Removing snow, mowing lawns, cutting hedges. When you belonged to his worls, nothing was too much.
He made a lasting impression on everyone he met.
He worked only for 2 months at the World Trace Center, but everyone knew his daily routines.
Not because they were disturbing, no, because they reflected his love for his family in the best way.
Every morning his wife and daughters would drive him to the trainstation at Union, N.J..
From there he went to his work.
At 8 he would call home to ask if his girls were ready for school, and to ask them what they wished he would bring home: gum or candy.
At 11.30 he called and had a chat with Allyson about school and other important matters in the life of a 4-year old.
At 3.30 pm Jennifer was called, so she could share her daily experiences.

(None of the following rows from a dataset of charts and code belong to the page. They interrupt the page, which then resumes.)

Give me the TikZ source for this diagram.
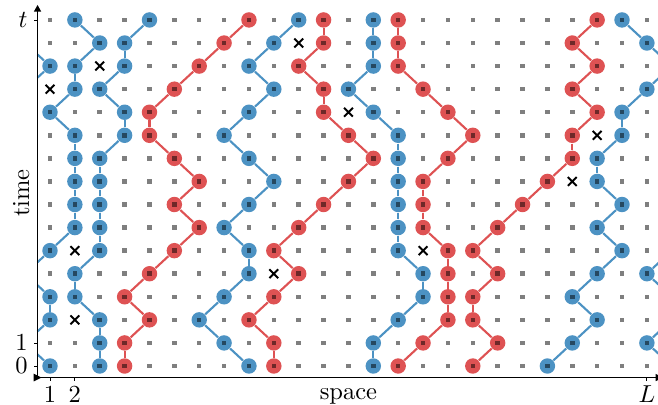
\documentclass[tikz,border=0pt]{standalone}
\usepackage{tikz}
\usetikzlibrary{calc, shapes.misc}
\definecolor{tabblue}{RGB}{31,119,180}
\definecolor{tabred}{RGB}{214,39,40}
\pgfdeclarelayer{lines}
\pgfsetlayers{lines,main}
\def\xlist{11/14,3/13,1/12,13/11,23/10,22/8,2/5,16/5,10/4,2/2}

\begin{document}
\begin{tikzpicture}[x=10.147pt, y=9.413pt,
  part/.style={circle, fill=#1, fill opacity=0.8, inner sep=0pt, minimum size=6.3pt},
  wline/.style={draw=#1, draw opacity=0.8, line width=0.86pt},
  site/.style={rectangle, fill=black, fill opacity=0.5, inner sep=0pt, minimum size=1.85pt},
  cross/.style={cross out, draw=black, line width=0.8pt, inner sep=0pt, minimum size=2.8pt},
  axis/.style={draw=black, line width=0.45pt},
  tick/.style={draw=black, line width=0.35pt},
  ticklab/.style={inner sep=0pt}]
  \useasboundingbox (-1.0104,-1.647) rectangle (25.447,15.865);

  % world lines, columns listed from row 15 down to row 0
  \foreach \wl/\clr/\cols in {
      B1/tabblue/{2,3,2,2,1,2,2,2,2,2,1,25,1,1,25,1},
      B2/tabblue/{5,4,4,3,4,4,3,3,3,3,3,2,2,3,3,3},
      B3/tabblue/{11,10,9,10,9,8,9,10,9,8,9,9,8,7,8,9},
      B4/tabblue/{14,14,14,13,14,15,15,15,15,15,15,16,16,15,14,14},
      B5/tabblue/{24,25,1,25,24,24,23,23,24,23,24,23,22,23,22,21},
      R1/tabred/{9,8,7,6,5,5,6,7,6,7,6,5,4,5,4,4},
      R2/tabred/{12,12,11,12,12,13,14,13,12,11,10,11,10,9,10,10},
      R3/tabred/{15,15,15,16,17,18,17,16,16,16,17,17,17,17,16,15},
      R4/tabred/{23,22,23,22,23,22,22,21,20,19,18,19,18,18,19,18}} {
    \foreach \c [count=\i, remember=\c as \pc (initially 0)] in \cols {
      \pgfmathtruncatemacro\r{16-\i}
      \pgfmathtruncatemacro\pr{\r+1}
      \node[part=\clr] (\wl-\r) at (\c,\r) {};
      \ifnum\i>1
        \pgfmathtruncatemacro\dc{\c-\pc}
        \begin{pgfonlayer}{lines}
        \ifnum\dc>1
          \coordinate (\wl-\r-a) at (0.5,\r+0.5);
          \coordinate (\wl-\r-b) at (25.5,\r+0.5);
          \draw[wline=\clr] (\wl-\pr) -- (\wl-\r-a);
          \draw[wline=\clr] (\wl-\r-b) -- (\wl-\r);
        \else\ifnum\dc<-1
          \coordinate (\wl-\r-a) at (25.5,\r+0.5);
          \coordinate (\wl-\r-b) at (0.5,\r+0.5);
          \draw[wline=\clr] (\wl-\pr) -- (\wl-\r-a);
          \draw[wline=\clr] (\wl-\r-b) -- (\wl-\r);
        \else
          \draw[wline=\clr] (\wl-\pr) -- (\wl-\r);
        \fi\fi
        \end{pgfonlayer}
      \fi
    }
  }

  % lattice sites and crosses
  \foreach \x/\y in \xlist {\expandafter\gdef\csname xm-\x-\y\endcsname{}}
  \foreach \x in {1,...,25} {
    \foreach \y in {0,...,15} {
      \ifcsname xm-\x-\y\endcsname\else
        \node[site] (s-\x-\y) at (\x,\y) {};
      \fi
    }
  }
  \foreach \x/\y in \xlist {
    \node[cross] (x-\x-\y) at (\x,\y) {};
  }

  % axes
  \coordinate (o) at (0.5,-0.5);
  \coordinate (ytop) at (0.5,15.5);
  \coordinate (xend) at (25.5,-0.5);
  \draw[axis] (o) -- (ytop);
  \draw[axis] (o) -- (xend);
  \fill ($(ytop)+(0,1.4pt)$) -- ($(ytop)+(1.5pt,-1.3pt)$) -- ($(ytop)+(-1.5pt,-1.3pt)$) -- cycle;
  \fill ($(xend)+(1.5pt,0)$) -- ($(xend)+(-1.5pt,1.5pt)$) -- ($(xend)+(-1.5pt,-1.5pt)$) -- cycle;
  \fill ($(o)+(1.6pt,0)$) -- ($(o)+(-1.6pt,1.6pt)$) -- ($(o)+(-1.6pt,-1.6pt)$) -- cycle;

  \foreach \r/\lab in {0/0, 1/1, 15/t} {
    \draw[tick] (0.5,\r) -- ++(-1.4pt,0);
    \node[ticklab, anchor=east, xshift=-3.9pt] (ylab-\r) at (0.5,\r) {$\lab$};
  }
  \foreach \c/\lab in {1/1, 2/2, 25/L} {
    \draw[tick] (\c,-0.5) -- ++(0,-1.4pt);
    \node[ticklab, anchor=base] (xlab-\c) at (\c,-1.595) {$\lab$};
  }

  \node[ticklab, anchor=base] (spacelab) at (13,-1.43) {space};
  \node[ticklab, anchor=base, rotate=90] (timelab) at (0.156,7.5) {time};
\end{tikzpicture}
\end{document}
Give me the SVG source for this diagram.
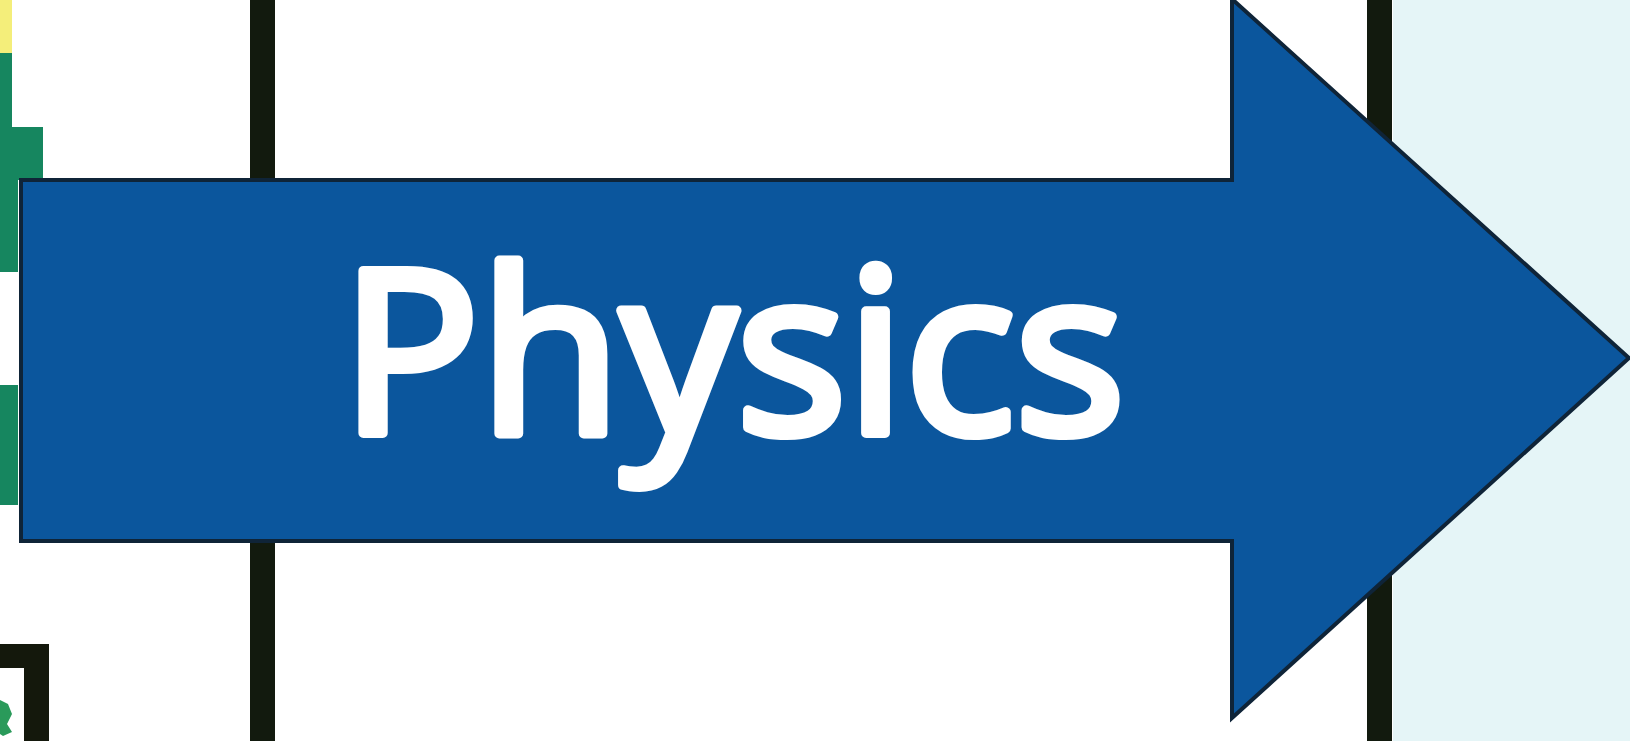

And at 5.30 he called so they know with which train he would arrive at the station.
At home he took over so his wife Teresa could go to work without a worry in the world.
The summerseason was special.
His wife and daughters took the train into the city every Thursday for lunchtime concerts downtown.
He went all the way down and to the trains to meet them and bring them to their destination. After that he went to work again, and joined them later at lunchtime to watch the rest of the concert.
He was a person who loved the people in his life.
He called his parents every week. Later that month they had planned a trip to them in Florida. He was looking forward to taste his mother's cooking again.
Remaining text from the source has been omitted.